None of the property was sold, he said, and a brand-new air conditioning unit sits behind the building, something he says he could have taken if gutting the property had been his intent. He also doubts the two damage appraisals supplied by the bank.
Authorities see things differently.
"Like any theft crime, he took property that didn't belong to him," said Bryan Lindberg, head of Anoka County's property crimes division. "With continued foreclosures, we hope we don't see a growing problem."
While stolen copper pipe from foreclosed property is a large headache, a spokesperson from TCF Financial said owners removing property hasn't been a problem. Other parts of the country, such as southern California, Arizona and Las Vegas, have had problems with people gutting their foreclosed property.
Ed Nelson, of the Minnesota Home Ownership Center, a statewide network of foreclosure prevention specialists, also said he hasn't seen similar cases here.
"We do warn homeowners of their responsibility of maintaining their property," he said. "The alleged amount of damage may have changed how the bank operated in this case."

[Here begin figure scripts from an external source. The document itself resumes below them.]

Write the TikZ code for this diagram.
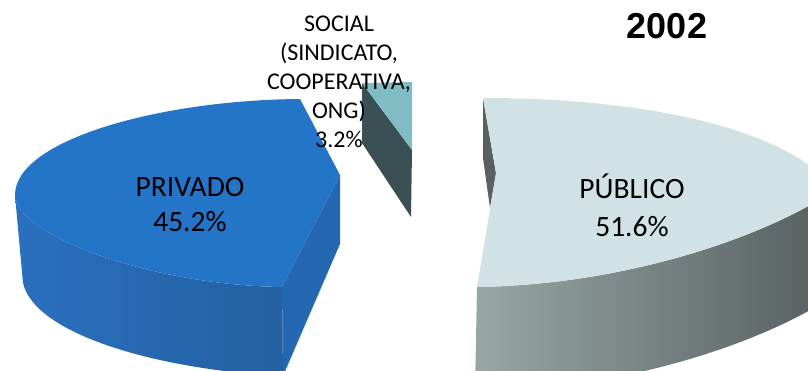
\documentclass[tikz,border=0pt]{standalone}
\usepackage{fontspec}
\setmainfont{Carlito}
\newfontfamily\yearfont{Liberation Sans}
\usetikzlibrary{shadings}

\definecolor{privtop}{RGB}{36,116,200}
\definecolor{privcut}{RGB}{36,104,178}
\definecolor{privsideL}{RGB}{42,112,190}
\definecolor{privsideR}{RGB}{36,96,162}
\definecolor{soctop}{RGB}{128,188,196}
\definecolor{soccut}{RGB}{58,80,85}
\definecolor{pubtop}{RGB}{208,226,229}
\definecolor{pubcut}{RGB}{88,96,98}
\definecolor{pubsideL}{RGB}{152,166,166}
\definecolor{pubsideR}{RGB}{86,94,94}

\begin{document}
\begin{tikzpicture}[x=1pt,y=-1pt,
    slicelabel/.style={align=center,anchor=base,inner sep=0pt,
      font=\fontsize{29.5}{35}\selectfont},
    smalllabel/.style={align=center,anchor=base,inner sep=0pt,
      font=\fontsize{24}{29}\selectfont}]
    \useasboundingbox (0,0) rectangle (808,370);
    \clip (0,0) rectangle (808,370);
    % social slice (back)
    \fill[soccut] (362,83) -- (412,150) -- (411,217) -- (362,143) -- cycle;
    \fill[soctop] (362,83) -- (412,82) -- (412,150) -- cycle;
    % privado slice
    \shade[left color=privsideL,right color=privsideR]
      (15,195) .. controls (15,235) and (150,285) .. (282,287)
      -- (283,376) .. controls (160,370) and (35,335) .. (23,283) -- cycle;
    \fill[privcut] (340,175) -- (282,287) -- (283,376) -- (340,244) -- cycle;
    \fill[privtop] (340,175) -- (300,99) .. controls (160,100) and (15,140) .. (15,195)
      .. controls (15,235) and (150,285) .. (282,287) -- cycle;
    % publico slice
    \fill[pubcut] (483,98) -- (496,173) -- (490,208) -- (483,158) -- cycle;
    \shade[left color=pubsideL,right color=pubsideR]
      (477,287) .. controls (620,285) and (760,240) .. (835,190)
      -- (835,295) .. controls (760,345) and (620,390) .. (475,392) -- cycle;
    \fill[pubtop] (483,98) -- (496,173) -- (477,287)
      .. controls (620,285) and (760,240) .. (835,190)
      .. controls (790,130) and (650,98) .. (483,98) -- cycle;
    % labels
    \node[smalllabel] (social) at (339,147)
      {SOCIAL\\(SINDICATO,\\COOPERATIVA,\\ONG)\\3.2\%};
    \node[slicelabel] (privado) at (190,231.7) {PRIVADO\\45.2\%};
    \node[slicelabel] (publico) at (632,236.7) {PÚBLICO\\[3pt]51.6\%};
    \node[anchor=base,inner sep=0pt,font=\yearfont\bfseries\fontsize{36}{40}\selectfont]
      (year) at (667,38) {2002};
\end{tikzpicture}
\end{document}
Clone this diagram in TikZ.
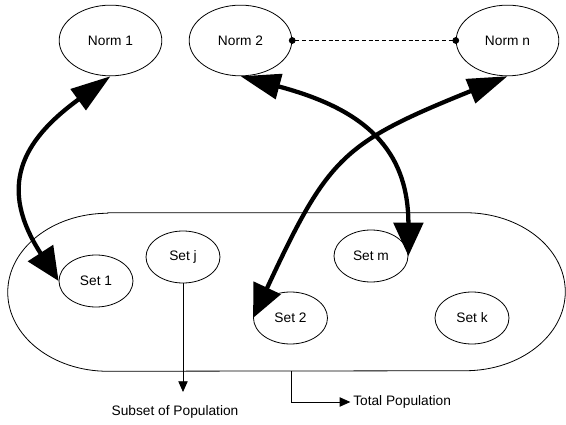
\documentclass[tikz,border=0pt]{standalone}
\usepackage{fontspec}
\setsansfont{Liberation Sans}
\usepackage{tikz}
\usetikzlibrary{shapes,arrows.meta,positioning}

\begin{document}
\begin{tikzpicture}[x=0.75pt, y=0.75pt,
  every node/.style={font=\sffamily\fontsize{10.3}{12}\selectfont, inner sep=0pt},
  norm/.style={draw, ellipse, line width=0.6pt, minimum width=77pt, minimum height=53pt},
  set/.style={draw, ellipse, line width=0.6pt, minimum width=55.5pt, minimum height=39pt},
  link/.style={line width=3.2pt, {Triangle[length=30pt,width=19pt]}-{Triangle[length=25pt,width=22pt]}},
  thinarrow/.style={line width=0.6pt, -{Triangle[length=8pt,width=7pt]}}]
\useasboundingbox (0,0) rectangle (566,424);
% Nodes
\node[norm] (norm1) at (110.5,383.5) {Norm 1};
\node[norm] (norm2) at (240.5,383.5) {Norm 2};
\node[norm] (normn) at (507.5,383.5) {Norm n};
\node[minimum width=417.75pt, minimum height=118.5pt] (pop) at (286.5,132) {};
\draw[line width=0.6pt] ([xshift=75pt]pop.north west) -- ([xshift=-75pt]pop.north east)
  arc[start angle=90, end angle=-90, x radius=75pt, y radius=59.25pt]
  -- ([xshift=75pt]pop.south west)
  arc[start angle=270, end angle=90, x radius=75pt, y radius=59.25pt] -- cycle;
\node[set] (set1) at (96,143) {Set 1};
\node[set] (setj) at (183,167) {Set j};
\node[set] (setm) at (371,168) {Set m};
\node[set] (set2) at (290.5,106) {Set 2};
\node[set] (setk) at (472,106) {Set k};
\coordinate (subtip) at (183,32);
\node (subset) at (175,12) {Subset of Population};
\node[anchor=west] (total) at (353,22) {Total Population};
% Arrows
\draw[link] (norm1.south) to[out=216, in=123, looseness=1.35] (set1.west);
\draw[link] (norm2.south) to[out=345, in=90, looseness=1.2] (setm.east);
\draw[link] (normn.south) to[out=202, in=65, looseness=1.3] (set2.west);
\draw[line width=0.6pt, dash pattern=on 3pt off 2pt, {Circle[length=5pt]}-{Circle[length=5pt]}, shorten <=-2.5pt, shorten >=-2.5pt] (norm2.east) -- (normn.west);
\draw[thinarrow] (setj.south) -- (subtip);
\draw[thinarrow, shorten >=2pt] ([xshift=3.4pt]pop.south) |- (total.west);
\end{tikzpicture}
\end{document}
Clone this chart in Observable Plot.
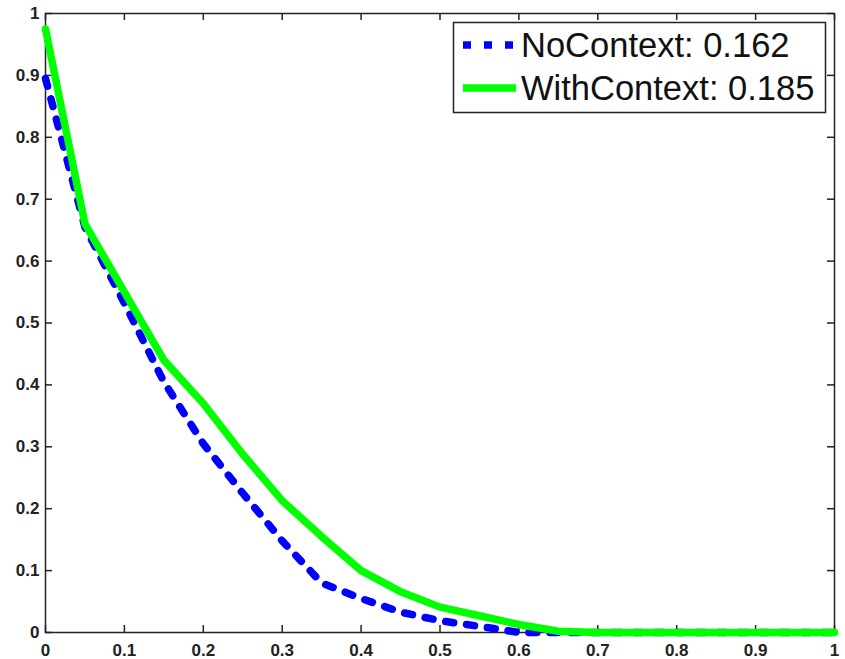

Mordal had grand dreams in 2003 when he bought land across from City Hall and helped construct a building he leased to a buddy to start a small-engine repair business. When that business struggled, Mordal said they renovated the building, dividing it into more offices. He was a tenant himself, running a company dealing in energy-efficient products. Over the years, he made more than $100,000 in upgrades, he said.
In April 2008, Village Bank approved a $426,000 loan and Mordal agreed to give the bank a security interest in his company, DC Manufacturing.
As the economy declined in 2009, Mordal's business suffered and tenants dried up, including three mortgage companies, he said.
He said he talked to his bank about getting a short-term federal-stimulus loan from the U.S. Small Business Administration to reinvest in his business. He said the bank's loan committee told him it would be too labor-intensive to pursue and that the bank would make below-market returns. He also said the bank was unwilling to work with him on approving a buyer for the building.
According to the charges against Mordal, the bank contacted law enforcement in May 2010 when it learned he had removed items and allegedly damaged property just before the sheriff's foreclosure sale. He says he had removed the items months earlier.
Aleesha Kveton-Webb, vice president of special assets for Village Bank in Blaine, said the bank's four branches in Anoka County work hard to improve local communities and that they have to protect customer's assets. The bank could have "just left this at foreclosure" and not pursued criminal charges, but "we want to make a point that this shouldn't happen to other banks."
"I get there are big, bad stories about banks out there," she said. "We lend money to good people and we are very careful about who we lend it to. We had a relationship with this borrower. This kind of hurt."
Meanwhile, for Mordal, a building that once gave him so much pride has now become a constant embarrassment.
"Why would I do damage to the property? That would be counterproductive," he said. "I'm absolutely astounded this has gotten this far."